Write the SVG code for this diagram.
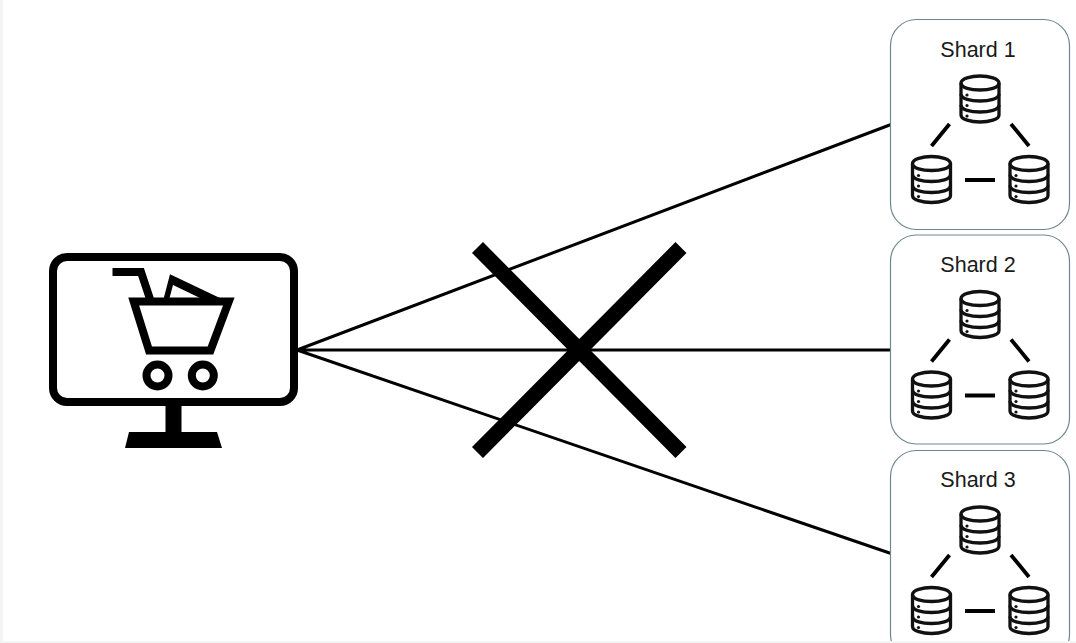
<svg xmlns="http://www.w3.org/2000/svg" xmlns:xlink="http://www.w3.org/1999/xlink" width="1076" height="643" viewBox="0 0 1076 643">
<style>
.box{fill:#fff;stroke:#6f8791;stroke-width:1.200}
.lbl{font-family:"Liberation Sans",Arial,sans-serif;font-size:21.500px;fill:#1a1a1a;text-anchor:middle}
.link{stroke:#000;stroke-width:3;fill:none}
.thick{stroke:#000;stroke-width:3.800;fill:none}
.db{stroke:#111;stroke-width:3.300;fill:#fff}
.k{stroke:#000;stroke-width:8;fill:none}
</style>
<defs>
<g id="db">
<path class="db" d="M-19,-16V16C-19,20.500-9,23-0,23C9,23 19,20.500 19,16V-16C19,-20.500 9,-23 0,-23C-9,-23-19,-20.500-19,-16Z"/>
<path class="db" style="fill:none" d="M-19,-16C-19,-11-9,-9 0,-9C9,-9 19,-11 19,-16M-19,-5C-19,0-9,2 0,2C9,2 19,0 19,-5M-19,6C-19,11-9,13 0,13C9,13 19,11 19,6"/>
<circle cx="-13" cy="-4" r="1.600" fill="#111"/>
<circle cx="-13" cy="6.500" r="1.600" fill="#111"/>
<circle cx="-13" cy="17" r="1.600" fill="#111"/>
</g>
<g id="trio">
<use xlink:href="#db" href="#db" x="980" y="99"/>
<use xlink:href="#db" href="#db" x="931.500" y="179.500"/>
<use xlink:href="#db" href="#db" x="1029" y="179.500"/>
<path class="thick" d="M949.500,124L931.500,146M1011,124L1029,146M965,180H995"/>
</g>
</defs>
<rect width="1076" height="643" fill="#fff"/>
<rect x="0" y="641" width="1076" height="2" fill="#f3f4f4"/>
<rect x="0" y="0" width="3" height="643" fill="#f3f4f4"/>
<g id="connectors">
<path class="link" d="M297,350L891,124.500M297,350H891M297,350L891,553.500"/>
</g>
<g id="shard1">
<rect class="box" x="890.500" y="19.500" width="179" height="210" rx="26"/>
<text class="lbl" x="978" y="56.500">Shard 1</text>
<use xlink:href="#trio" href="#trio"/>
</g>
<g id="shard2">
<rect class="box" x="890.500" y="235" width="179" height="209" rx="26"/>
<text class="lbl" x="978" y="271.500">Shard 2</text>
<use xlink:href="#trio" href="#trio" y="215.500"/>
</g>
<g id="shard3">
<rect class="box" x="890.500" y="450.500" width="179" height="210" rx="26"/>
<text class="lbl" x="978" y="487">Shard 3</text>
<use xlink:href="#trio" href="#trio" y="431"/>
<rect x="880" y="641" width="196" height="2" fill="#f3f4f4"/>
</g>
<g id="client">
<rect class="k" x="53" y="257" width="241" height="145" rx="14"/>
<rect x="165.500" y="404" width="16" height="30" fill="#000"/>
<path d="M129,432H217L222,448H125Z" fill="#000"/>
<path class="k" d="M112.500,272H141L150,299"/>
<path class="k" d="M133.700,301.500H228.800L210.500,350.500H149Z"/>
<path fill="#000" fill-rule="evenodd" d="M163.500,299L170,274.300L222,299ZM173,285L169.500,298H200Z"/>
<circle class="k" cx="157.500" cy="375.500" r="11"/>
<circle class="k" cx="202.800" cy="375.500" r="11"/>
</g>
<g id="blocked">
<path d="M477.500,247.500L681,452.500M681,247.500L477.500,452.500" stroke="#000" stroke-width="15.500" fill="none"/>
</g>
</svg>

## TASK INSTRUCTIONS
Write out the whole listing again, exactly, with no pictures.

## EXERCISE RESPONSE
Write the SVG code for this diagram.
<svg xmlns="http://www.w3.org/2000/svg" xmlns:xlink="http://www.w3.org/1999/xlink" width="1076" height="643" viewBox="0 0 1076 643">
<style>
.box{fill:#fff;stroke:#6f8791;stroke-width:1.200}
.lbl{font-family:"Liberation Sans",Arial,sans-serif;font-size:21.500px;fill:#1a1a1a;text-anchor:middle}
.link{stroke:#000;stroke-width:3;fill:none}
.thick{stroke:#000;stroke-width:3.800;fill:none}
.db{stroke:#111;stroke-width:3.300;fill:#fff}
.k{stroke:#000;stroke-width:8;fill:none}
</style>
<defs>
<g id="db">
<path class="db" d="M-19,-16V16C-19,20.500-9,23-0,23C9,23 19,20.500 19,16V-16C19,-20.500 9,-23 0,-23C-9,-23-19,-20.500-19,-16Z"/>
<path class="db" style="fill:none" d="M-19,-16C-19,-11-9,-9 0,-9C9,-9 19,-11 19,-16M-19,-5C-19,0-9,2 0,2C9,2 19,0 19,-5M-19,6C-19,11-9,13 0,13C9,13 19,11 19,6"/>
<circle cx="-13" cy="-4" r="1.600" fill="#111"/>
<circle cx="-13" cy="6.500" r="1.600" fill="#111"/>
<circle cx="-13" cy="17" r="1.600" fill="#111"/>
</g>
<g id="trio">
<use xlink:href="#db" href="#db" x="980" y="99"/>
<use xlink:href="#db" href="#db" x="931.500" y="179.500"/>
<use xlink:href="#db" href="#db" x="1029" y="179.500"/>
<path class="thick" d="M949.500,124L931.500,146M1011,124L1029,146M965,180H995"/>
</g>
</defs>
<rect width="1076" height="643" fill="#fff"/>
<rect x="0" y="641" width="1076" height="2" fill="#f3f4f4"/>
<rect x="0" y="0" width="3" height="643" fill="#f3f4f4"/>
<g id="connectors">
<path class="link" d="M297,350L891,124.500M297,350H891M297,350L891,553.500"/>
</g>
<g id="shard1">
<rect class="box" x="890.500" y="19.500" width="179" height="210" rx="26"/>
<text class="lbl" x="978" y="56.500">Shard 1</text>
<use xlink:href="#trio" href="#trio"/>
</g>
<g id="shard2">
<rect class="box" x="890.500" y="235" width="179" height="209" rx="26"/>
<text class="lbl" x="978" y="271.500">Shard 2</text>
<use xlink:href="#trio" href="#trio" y="215.500"/>
</g>
<g id="shard3">
<rect class="box" x="890.500" y="450.500" width="179" height="210" rx="26"/>
<text class="lbl" x="978" y="487">Shard 3</text>
<use xlink:href="#trio" href="#trio" y="431"/>
<rect x="880" y="641" width="196" height="2" fill="#f3f4f4"/>
</g>
<g id="client">
<rect class="k" x="53" y="257" width="241" height="145" rx="14"/>
<rect x="165.500" y="404" width="16" height="30" fill="#000"/>
<path d="M129,432H217L222,448H125Z" fill="#000"/>
<path class="k" d="M112.500,272H141L150,299"/>
<path class="k" d="M133.700,301.500H228.800L210.500,350.500H149Z"/>
<path fill="#000" fill-rule="evenodd" d="M163.500,299L170,274.300L222,299ZM173,285L169.500,298H200Z"/>
<circle class="k" cx="157.500" cy="375.500" r="11"/>
<circle class="k" cx="202.800" cy="375.500" r="11"/>
</g>
<g id="blocked">
<path d="M477.500,247.500L681,452.500M681,247.500L477.500,452.500" stroke="#000" stroke-width="15.500" fill="none"/>
</g>
</svg>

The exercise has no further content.